Equally miraculous, really, is that he happened to be my uncle; that he and I were both related to my mother and grandfather. My grandfather was a gambler. He went to Dartmouth on a football scholarship from Salem High. I was always told that he was "in insurance." In later years, he and Birdie tangoed.
My mother was blonde and a perfect size four until the day she died. The big money on my mother's side of the family was in the suit business. Fashion has never been my strong suit. My daughter ensured that no one would confuse the mother in her first novel with me by making her a fashion guru.
"Uncle Al doesn't talk to anyone," my mother would say, after he had spent the entire "evening affair" at somebody's bar mitzvah talking to me. Me? Me: not a blonde, not size four, but a size 12 14-year-old. "Why?" my mother, God bless her, totally perplexed, would look at me and say. "Why is Uncle Al talking to you?"
Uncle Al was a Harvard professor.
I was a majorette for Marblehead High. A cheerleader would have been better, but the majorettes had the second shortest skirts.
Uncle Al was an intellectual. I was an outcast. He was the star of the family. I was the fattest girl.
He gave me hope. He was, from the time I can remember having uncles, my very favorite. We were related. I might be like him.
I called him when my father was dying, and I called him when my mother was dying. Everyone in the family did. My father called him when his father and mother were dying. It never occurred to me until I was one that fancy Harvard professors don't take care of their niece's husband's parents.
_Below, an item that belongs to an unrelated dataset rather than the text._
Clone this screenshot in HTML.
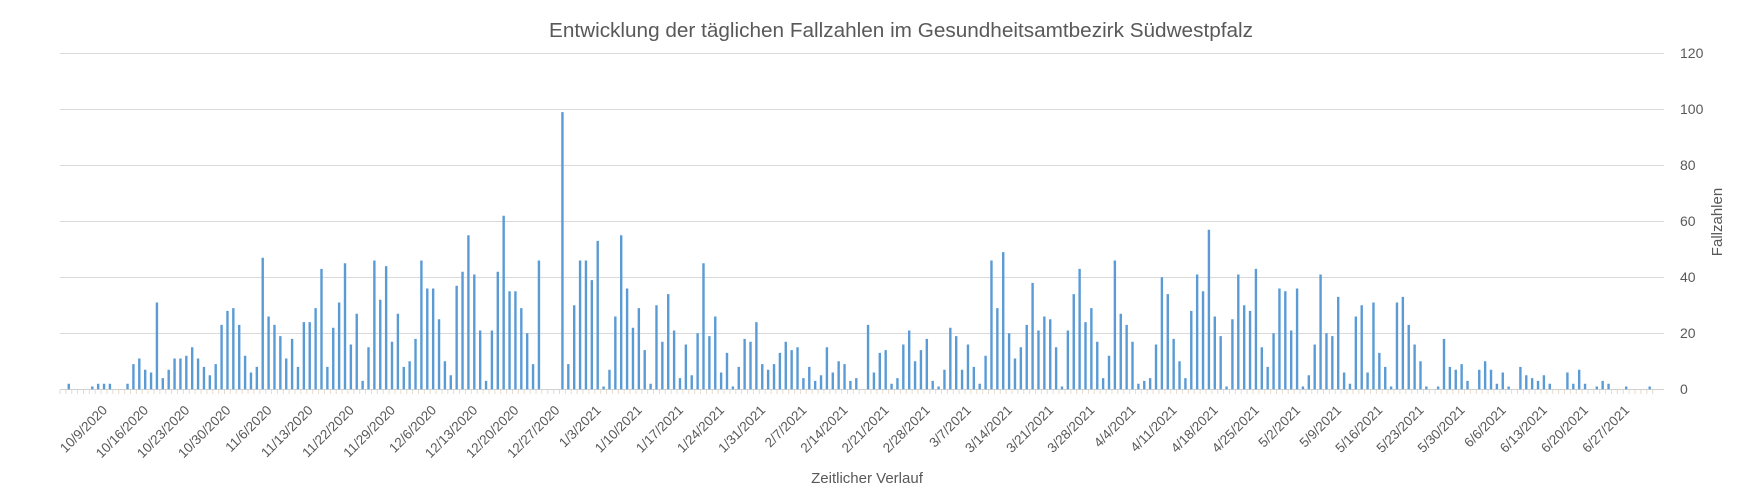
<!DOCTYPE html>
<html><head><meta charset="utf-8"><style>
html,body{margin:0;padding:0;background:#fff;}
svg{display:block;font-family:"Liberation Sans",sans-serif;}
.xl text{font-size:13.5px;fill:#595959;}
.yl text{font-size:14px;fill:#595959;}
</style></head><body>
<svg id="s" width="1742" height="501" viewBox="0 0 1742 501" xmlns="http://www.w3.org/2000/svg">
<text x="901" y="37" text-anchor="middle" font-size="20" fill="#595959" textLength="704" lengthAdjust="spacingAndGlyphs">Entwicklung der täglichen Fallzahlen im Gesundheitsamtbezirk Südwestpfalz</text>
<g stroke="#d9d9d9" stroke-width="1">
<line x1="60" x2="1664" y1="53.5" y2="53.5"/>
<line x1="60" x2="1664" y1="109.5" y2="109.5"/>
<line x1="60" x2="1664" y1="165.5" y2="165.5"/>
<line x1="60" x2="1664" y1="221.5" y2="221.5"/>
<line x1="60" x2="1664" y1="277.5" y2="277.5"/>
<line x1="60" x2="1664" y1="333.5" y2="333.5"/>
</g>
<g id="ticks" stroke="#e6dccc" stroke-width="1"></g>
<line x1="60" x2="1664" y1="389.5" y2="389.5" stroke="#d0d0d0" stroke-width="1"/>
<path id="bars" fill="#5b9bd5" d=""/>
<g class="yl">
<text x="1680" y="58">120</text>
<text x="1680" y="114">100</text>
<text x="1680" y="170">80</text>
<text x="1680" y="226">60</text>
<text x="1680" y="282">40</text>
<text x="1680" y="338">20</text>
<text x="1680" y="394">0</text>
</g>
<text transform="translate(1722,222) rotate(-90)" text-anchor="middle" font-size="15" fill="#595959">Fallzahlen</text>
<text x="867" y="483" text-anchor="middle" font-size="15" fill="#595959">Zeitlicher Verlauf</text>
<g class="xl" text-anchor="end">
<text transform="translate(108,411) rotate(-45)">10/9/2020</text>
<text transform="translate(149.1,411) rotate(-45)">10/16/2020</text>
<text transform="translate(190.3,411) rotate(-45)">10/23/2020</text>
<text transform="translate(231.4,411) rotate(-45)">10/30/2020</text>
<text transform="translate(272.6,411) rotate(-45)">11/6/2020</text>
<text transform="translate(313.7,411) rotate(-45)">11/13/2020</text>
<text transform="translate(354.8,411) rotate(-45)">11/22/2020</text>
<text transform="translate(396,411) rotate(-45)">11/29/2020</text>
<text transform="translate(437.1,411) rotate(-45)">12/6/2020</text>
<text transform="translate(478.3,411) rotate(-45)">12/13/2020</text>
<text transform="translate(519.4,411) rotate(-45)">12/20/2020</text>
<text transform="translate(560.5,411) rotate(-45)">12/27/2020</text>
<text transform="translate(601.7,411) rotate(-45)">1/3/2021</text>
<text transform="translate(642.8,411) rotate(-45)">1/10/2021</text>
<text transform="translate(684,411) rotate(-45)">1/17/2021</text>
<text transform="translate(725.1,411) rotate(-45)">1/24/2021</text>
<text transform="translate(766.2,411) rotate(-45)">1/31/2021</text>
<text transform="translate(807.4,411) rotate(-45)">2/7/2021</text>
<text transform="translate(848.5,411) rotate(-45)">2/14/2021</text>
<text transform="translate(889.7,411) rotate(-45)">2/21/2021</text>
<text transform="translate(930.8,411) rotate(-45)">2/28/2021</text>
<text transform="translate(971.9,411) rotate(-45)">3/7/2021</text>
<text transform="translate(1013.1,411) rotate(-45)">3/14/2021</text>
<text transform="translate(1054.2,411) rotate(-45)">3/21/2021</text>
<text transform="translate(1095.4,411) rotate(-45)">3/28/2021</text>
<text transform="translate(1136.5,411) rotate(-45)">4/4/2021</text>
<text transform="translate(1177.6,411) rotate(-45)">4/11/2021</text>
<text transform="translate(1218.8,411) rotate(-45)">4/18/2021</text>
<text transform="translate(1259.9,411) rotate(-45)">4/25/2021</text>
<text transform="translate(1301.1,411) rotate(-45)">5/2/2021</text>
<text transform="translate(1342.2,411) rotate(-45)">5/9/2021</text>
<text transform="translate(1383.3,411) rotate(-45)">5/16/2021</text>
<text transform="translate(1424.5,411) rotate(-45)">5/23/2021</text>
<text transform="translate(1465.6,411) rotate(-45)">5/30/2021</text>
<text transform="translate(1506.8,411) rotate(-45)">6/6/2021</text>
<text transform="translate(1547.9,411) rotate(-45)">6/13/2021</text>
<text transform="translate(1589,411) rotate(-45)">6/20/2021</text>
<text transform="translate(1630.2,411) rotate(-45)">6/27/2021</text>
</g>
</svg>
<script>
var v=[0,2,0,0,0,1,2,2,2,0,0,2,9,11,7,6,31,4,7,11,11,12,15,11,8,5,9,23,28,29,23,12,6,8,47,26,23,19,11,18,8,24,24,29,43,8,22,31,45,16,27,3,15,46,32,44,17,27,8,10,18,46,36,36,25,10,5,37,42,55,41,21,3,21,42,62,35,35,29,20,9,46,0,0,0,99,9,30,46,46,39,53,1,7,26,55,36,22,29,14,2,30,17,34,21,4,16,5,20,45,19,26,6,13,1,8,18,17,24,9,7,9,13,17,14,15,4,8,3,5,15,6,10,9,3,4,0,23,6,13,14,2,4,16,21,10,14,18,3,1,7,22,19,7,16,8,2,12,46,29,49,20,11,15,23,38,21,26,25,15,1,21,34,43,24,29,17,4,12,46,27,23,17,2,3,4,16,40,34,18,10,4,28,41,35,57,26,19,1,25,41,30,28,43,15,8,20,36,35,21,36,1,5,16,41,20,19,33,6,2,26,30,6,31,13,8,1,31,33,23,16,10,1,0,1,18,8,7,9,3,0,7,10,7,2,6,1,0,8,5,4,3,5,2,0,0,6,2,7,2,0,1,3,2,0,0,1,0,0,0,1,0];
var d="",t="",s=5.877,x0=62.9,y0=389.3,k=2.8;
for(var i=0;i<v.length;i++){var c=x0+i*s;if(v[i]>0){var h=v[i]*k;d+="M"+(c-1.2).toFixed(2)+" "+(y0-h).toFixed(2)+"h2.4v"+h.toFixed(2)+"h-2.4z";}
t+='<line x1="'+(c-s/2).toFixed(2)+'" x2="'+(c-s/2).toFixed(2)+'" y1="390" y2="394"/>';}
document.getElementById("bars").setAttribute("d",d);
document.getElementById("ticks").innerHTML=t;
</script>
</body></html>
He came in on Saturdays to help out at his brothers' suit warehouse, when it was open to the public. He was the only member of my family to come see me do my big speeches at Wellesley. He spent the last 20 years of his practice, beyond his 80s, taking care of the medical students at Harvard Medical School. He loved his wife and his family, music and art, medicine and science, and his patients, students and colleagues.
Last year was his 100th birthday. There was a big party at Harvard Medical School and then another at his apartment. He told me that he was enjoying music and art and books and food; and yes, he was still taking care of a few people, of course, longtime patients.
On Sunday, he gathered the family — his sons and daughters (not in-law) and the grandchildren and the great-grandchildren — and he said his goodbyes. On Tuesday, he died.
At first I was sad that no one called me, not on Sunday or Monday or Tuesday, not in time to tell him, again, thank you. But he was my "great uncle" — and he was surrounded by loving family, generations' worth, and I live thousands of miles away. Still. "He really liked you," my brother responded when I wrote to him, hearkening back to all those affairs where he mystified my mother by talking to me.
I will forever be grateful. I liked him even more.